Deadlock: This forms the basic plot device in this HBO Original Movie. This film features a futuristic prison with no fences and no guards, the only form of security being explosive collars fitted around the necks of prisoners. Each prisoner has a "wedlock partner," and both partners will have their heads blown off if they place more than 100 yards (approx 100 meters) of distance between them. Since no one knows who their partner is, the prisoners act as their own guards. The story revolves around two prisoners being allowed to escape by revealing to one of them who her partner is, in order that the other partner might lead the warden and his associates to a stash of ill-gotten booty.

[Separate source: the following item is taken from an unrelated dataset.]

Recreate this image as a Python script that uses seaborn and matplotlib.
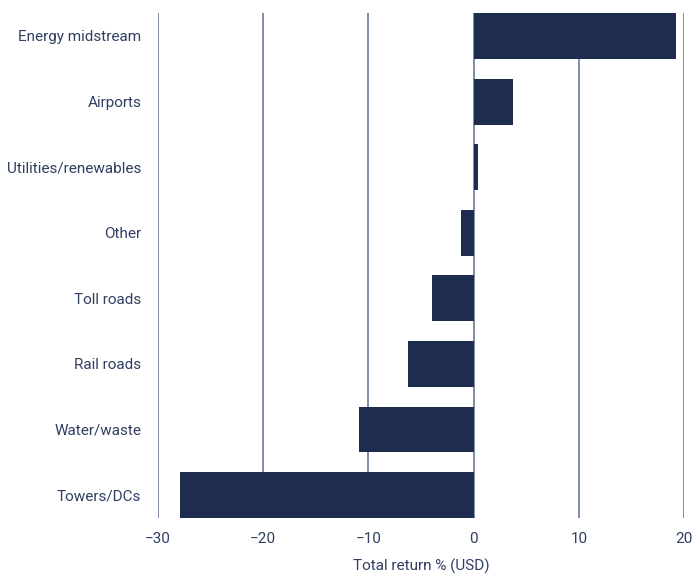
import pandas as pd
import matplotlib
matplotlib.use("Agg")
import matplotlib.pyplot as plt
import seaborn as sns

# Datos
sectores = ["Energy midstream", "Airports", "Utilities/renewables", "Other",
            "Toll roads", "Rail roads", "Water/waste", "Towers/DCs"]
retornos = [19.2, 3.7, 0.4, -1.2, -4.0, -6.2, -10.9, -27.9]
ticks_x = [-30, -20, -10, 0, 10, 20]

df = pd.DataFrame({"sector": sectores, "retorno": retornos})

sns.set_theme(style="white")
plt.rcParams["font.family"] = ["Roboto", "DejaVu Sans"]

color_barra = "#1e2d4f"
color_texto = "#303e62"
color_grid = "#6b7a99"

fig = plt.figure(figsize=(6.96, 5.76), dpi=100)
ax = fig.add_axes([0.227, 0.1007, 0.756, 0.8767])

ax.set_axisbelow(True)
for t in ticks_x:
    ax.axvline(t, color=color_grid, lw=1.2, zorder=0)

sns.barplot(data=df, x="retorno", y="sector", orient="h", color=color_barra,
            width=0.7, saturation=1, linewidth=0, ax=ax, zorder=2)

ax.set_xlim(-30, 20)
ax.set_ylim(7.35, -0.35)
ax.set_xticks(ticks_x)
ax.set_xticklabels([str(t).replace("-", "\u2212") for t in ticks_x])
for s in ax.spines.values():
    s.set_visible(False)
ax.tick_params(axis="both", length=0, labelsize=11, labelcolor=color_texto)
ax.tick_params(axis="x", pad=10)
ax.tick_params(axis="y", pad=12)
ax.set_ylabel("")
ax.set_xlabel("Total return % (USD)", fontsize=11, color=color_texto, labelpad=9)

fig.savefig("out.png", dpi=100)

District 13: Two prisoners, routine prison transfer, one decides to escape, hate each other, become best friends, one's actually a cop. It's a Subverted Trope in District 13 though – it turns out the prisoner made the other guy as a cop before they even left the police station, but was playing along until the first opportunity to cut himself loose. He then leaves the cop handcuffed to the steering wheel of the police van. It takes a good chunk of screen time for the cop to track him down again, although they then do wind up working together despite their differences.
D.O.A.: In the remake, the protagonist super-glues his hand to the girl to force her to accompany him. There's one scene where she has to go to the toilet (she ends up going in a darkened alley) and later they get separated when her skin tears free while she's suspended from a lift.

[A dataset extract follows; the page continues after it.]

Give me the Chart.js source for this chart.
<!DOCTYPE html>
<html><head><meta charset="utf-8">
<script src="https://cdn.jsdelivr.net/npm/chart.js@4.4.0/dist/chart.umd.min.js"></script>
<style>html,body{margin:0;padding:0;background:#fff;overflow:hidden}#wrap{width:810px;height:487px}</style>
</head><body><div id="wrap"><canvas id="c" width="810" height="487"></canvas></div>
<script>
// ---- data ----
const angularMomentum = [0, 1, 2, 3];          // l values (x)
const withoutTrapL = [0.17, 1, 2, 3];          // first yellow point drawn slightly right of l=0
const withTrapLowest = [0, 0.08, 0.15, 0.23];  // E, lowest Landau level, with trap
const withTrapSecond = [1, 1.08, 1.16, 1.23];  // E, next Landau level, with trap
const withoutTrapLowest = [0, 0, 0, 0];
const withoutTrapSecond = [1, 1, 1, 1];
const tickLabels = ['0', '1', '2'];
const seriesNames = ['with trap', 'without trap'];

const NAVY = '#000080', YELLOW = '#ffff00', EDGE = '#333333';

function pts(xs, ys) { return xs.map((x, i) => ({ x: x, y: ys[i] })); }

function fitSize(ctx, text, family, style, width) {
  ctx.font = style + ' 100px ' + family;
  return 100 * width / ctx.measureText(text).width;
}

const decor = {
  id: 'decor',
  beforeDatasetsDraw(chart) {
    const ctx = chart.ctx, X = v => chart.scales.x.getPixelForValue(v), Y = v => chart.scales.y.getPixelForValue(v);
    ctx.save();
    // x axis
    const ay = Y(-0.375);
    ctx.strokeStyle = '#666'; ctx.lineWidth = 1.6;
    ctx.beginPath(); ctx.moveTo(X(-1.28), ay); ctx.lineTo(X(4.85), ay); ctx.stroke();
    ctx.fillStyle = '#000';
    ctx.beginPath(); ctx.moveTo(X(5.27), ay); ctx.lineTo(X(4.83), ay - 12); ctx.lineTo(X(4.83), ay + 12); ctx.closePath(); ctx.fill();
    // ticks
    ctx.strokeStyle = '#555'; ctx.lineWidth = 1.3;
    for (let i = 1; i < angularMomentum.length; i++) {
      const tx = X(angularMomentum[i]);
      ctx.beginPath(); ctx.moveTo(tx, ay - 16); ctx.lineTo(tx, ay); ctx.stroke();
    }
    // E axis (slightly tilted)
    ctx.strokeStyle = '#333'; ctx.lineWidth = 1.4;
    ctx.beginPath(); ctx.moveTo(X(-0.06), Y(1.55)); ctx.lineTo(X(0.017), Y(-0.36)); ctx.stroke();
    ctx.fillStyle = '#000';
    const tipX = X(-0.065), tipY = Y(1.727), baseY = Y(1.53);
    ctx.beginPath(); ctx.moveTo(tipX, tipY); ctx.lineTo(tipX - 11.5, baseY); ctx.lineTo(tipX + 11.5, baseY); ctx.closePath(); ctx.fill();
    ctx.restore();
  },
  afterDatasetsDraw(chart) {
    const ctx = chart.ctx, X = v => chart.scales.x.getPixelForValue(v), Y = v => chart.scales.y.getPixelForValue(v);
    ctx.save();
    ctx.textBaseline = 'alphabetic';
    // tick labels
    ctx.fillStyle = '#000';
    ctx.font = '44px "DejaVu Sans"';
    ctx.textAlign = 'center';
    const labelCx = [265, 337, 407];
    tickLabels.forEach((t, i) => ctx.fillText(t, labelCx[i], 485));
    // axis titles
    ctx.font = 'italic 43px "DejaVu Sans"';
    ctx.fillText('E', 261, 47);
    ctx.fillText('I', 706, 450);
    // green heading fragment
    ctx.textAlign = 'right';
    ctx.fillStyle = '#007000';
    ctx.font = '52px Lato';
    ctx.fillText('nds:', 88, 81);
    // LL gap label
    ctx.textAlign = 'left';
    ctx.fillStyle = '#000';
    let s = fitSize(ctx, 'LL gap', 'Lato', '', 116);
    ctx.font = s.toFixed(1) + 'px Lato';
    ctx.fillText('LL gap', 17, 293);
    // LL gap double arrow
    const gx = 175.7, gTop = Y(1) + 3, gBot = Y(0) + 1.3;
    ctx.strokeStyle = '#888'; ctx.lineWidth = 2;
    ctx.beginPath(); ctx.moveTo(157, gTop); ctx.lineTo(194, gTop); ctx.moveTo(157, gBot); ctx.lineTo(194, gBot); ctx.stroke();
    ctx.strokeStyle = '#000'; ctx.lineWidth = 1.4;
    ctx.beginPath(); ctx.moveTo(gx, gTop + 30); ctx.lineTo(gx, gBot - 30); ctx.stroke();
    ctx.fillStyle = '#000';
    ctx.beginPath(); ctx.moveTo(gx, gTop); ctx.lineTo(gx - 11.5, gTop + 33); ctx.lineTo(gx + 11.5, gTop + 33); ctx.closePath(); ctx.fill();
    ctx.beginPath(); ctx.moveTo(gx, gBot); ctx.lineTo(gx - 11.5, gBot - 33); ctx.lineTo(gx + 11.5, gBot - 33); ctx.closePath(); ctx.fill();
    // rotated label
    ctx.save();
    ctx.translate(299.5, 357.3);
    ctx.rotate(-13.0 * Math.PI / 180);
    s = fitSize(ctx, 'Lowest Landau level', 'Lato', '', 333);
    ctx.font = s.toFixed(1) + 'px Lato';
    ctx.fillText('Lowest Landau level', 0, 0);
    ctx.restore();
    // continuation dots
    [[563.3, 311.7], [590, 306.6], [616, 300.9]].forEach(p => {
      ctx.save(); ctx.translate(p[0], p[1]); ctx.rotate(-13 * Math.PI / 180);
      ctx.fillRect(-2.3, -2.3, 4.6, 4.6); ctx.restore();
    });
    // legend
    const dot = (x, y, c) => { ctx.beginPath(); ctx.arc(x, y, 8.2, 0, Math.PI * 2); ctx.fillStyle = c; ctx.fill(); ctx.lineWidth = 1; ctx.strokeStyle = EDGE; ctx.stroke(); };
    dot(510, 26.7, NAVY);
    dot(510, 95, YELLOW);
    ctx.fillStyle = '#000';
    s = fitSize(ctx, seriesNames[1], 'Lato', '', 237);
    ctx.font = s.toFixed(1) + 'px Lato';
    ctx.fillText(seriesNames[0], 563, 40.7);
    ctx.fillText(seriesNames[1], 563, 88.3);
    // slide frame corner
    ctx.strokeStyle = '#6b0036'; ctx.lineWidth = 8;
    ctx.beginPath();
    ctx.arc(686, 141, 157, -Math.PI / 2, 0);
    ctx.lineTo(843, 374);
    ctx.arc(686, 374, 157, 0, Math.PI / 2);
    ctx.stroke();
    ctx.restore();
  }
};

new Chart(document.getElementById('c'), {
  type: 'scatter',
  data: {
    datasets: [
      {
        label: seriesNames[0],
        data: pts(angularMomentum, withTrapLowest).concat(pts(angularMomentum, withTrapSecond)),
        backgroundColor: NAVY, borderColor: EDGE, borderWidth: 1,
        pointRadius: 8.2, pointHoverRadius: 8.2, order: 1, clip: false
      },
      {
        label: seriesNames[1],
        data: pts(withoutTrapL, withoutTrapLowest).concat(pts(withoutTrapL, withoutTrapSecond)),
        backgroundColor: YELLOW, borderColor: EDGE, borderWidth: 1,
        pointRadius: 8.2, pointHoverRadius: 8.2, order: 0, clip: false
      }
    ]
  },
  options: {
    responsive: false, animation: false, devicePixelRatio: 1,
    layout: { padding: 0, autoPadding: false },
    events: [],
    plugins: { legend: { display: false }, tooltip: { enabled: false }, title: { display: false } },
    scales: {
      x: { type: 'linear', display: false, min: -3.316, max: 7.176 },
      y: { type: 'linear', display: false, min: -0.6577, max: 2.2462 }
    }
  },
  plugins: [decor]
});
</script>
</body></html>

Fled: The movie used this in part, right down to the one black and one white prisoner although Lawrence Fishburne's character is actually an undercover officer.
Jackie Chan: In one movie featuring him, he plays a detective in the early 1900's. At one stage Chan is arrested by his Jerk Ass superior, who handcuffs him to his own wrist in the procedure of the time. Unfortunately, they're attacked by thugs on the way to the police station, and the two have to co-operate to escape and/or fight them.
James Bond and Chinese agent Wai Lin are handcuffed and forced to work together to escape from Corrupt Corporate Executive Elliot Carver's HQ in Tomorrow Never Dies. This isn't just a matter of running and hiding – they end up riding a motorcycle at high speed through crowded streets while the bad guys chase them, still handcuffed together.
The director used Enforced Method Acting there by telling each actor independently that they would be driving the motorcycle, causing quite the scuffle over who actually drives.
The Lone Ranger: John Reid and Tonto spend their first fight against Cavendish shackled together.
Stanley briefly cuffs himself to Lt. Kellaway in his prison escape.
The animated series has Kellaway cuffing himself to Stanley so he'll reveal himself as The Mask. Two villains show up, and Stanley has to find various ways into becoming the hero (KO'ing the cop, bagging his head, standing inside an elevator while Kellaway is outside).
Midnight Run: Through most of the film, the Bounty hunter Jack Walsh (Robert De Niro) is hand-cuffed to Jonathan "The Duke" Mardukas (Charles Grodin).
O Brother, Where Art Thou?: Starts out this way—with three prisoners—but they get unchained fairly early in the movie. They do stick together afterwards, though. (Mostly.)
Revolution 1985: Tom and a big man find themselves tied by the wrists to a heavy effigy of George Washington, made of rope and doused with fox scent. They have to actually drag the effigy while being hunted by hunting dogs and men on horseback.
Rio: This trope holds together not just Blu and Jewel, but also 90% of the plot.
The Silence of the Lambs (Hannibal): A very brief but deadly serious example: Agent Starling handcuffs herself to Lecter to prevent him from escaping (she is too drugged to fight him otherwise). Lecter grabs a nearby butcher knife... and chops off his own hand.
The Specialists: Happens at the beginning of this French movie, in which two prisoners end up chained together during a routine prison transfer and one of them decides to escape. At first they can't stand each other, then they become best friends. Later revealed to be a subversion: the prisoner who decided to escape was actually an undercover cop, chained to the other man on purpose so he'd gain his trust and convince him to work on a robbery. They end up BFF anyway.
Stuck On You: While not a straight example of this trope, this film features conjoined twins; they separate later on in the movie, and neither brother can function nearly as well, as they are used to compensating for the other's weight/movements.
Tonight You're Mine: When a male and a female rock star get into an argument at a music festival, a security guard handcuffs them together for 24 hours.
Who Framed Roger Rabbit: Roger handcuffs himself to Eddie Valiant to get him to help clear his name. Unfortunately, as Eddie angrily tells him, Eddie doesn't have any keys for them, which makes hiding Roger from Judge's Doom's weasels incredibly difficult when they barge in looking for him. When Eddie tries to cut them off, he discovers that Roger can slip off them, but "only when it was funny."
Subverted in The Good, the Bad and the Ugly. Tuco is captured by Union forces and transported by train, with a Union soldier handcuffed to him as a guard. Using his bathroom break as a pretense to get near the door, he simply jumps out of the moving train and takes the guard with him. When they land Tuco bashes the man's head in against a rock, then waits with the chain held across the rail for the next train to cut it.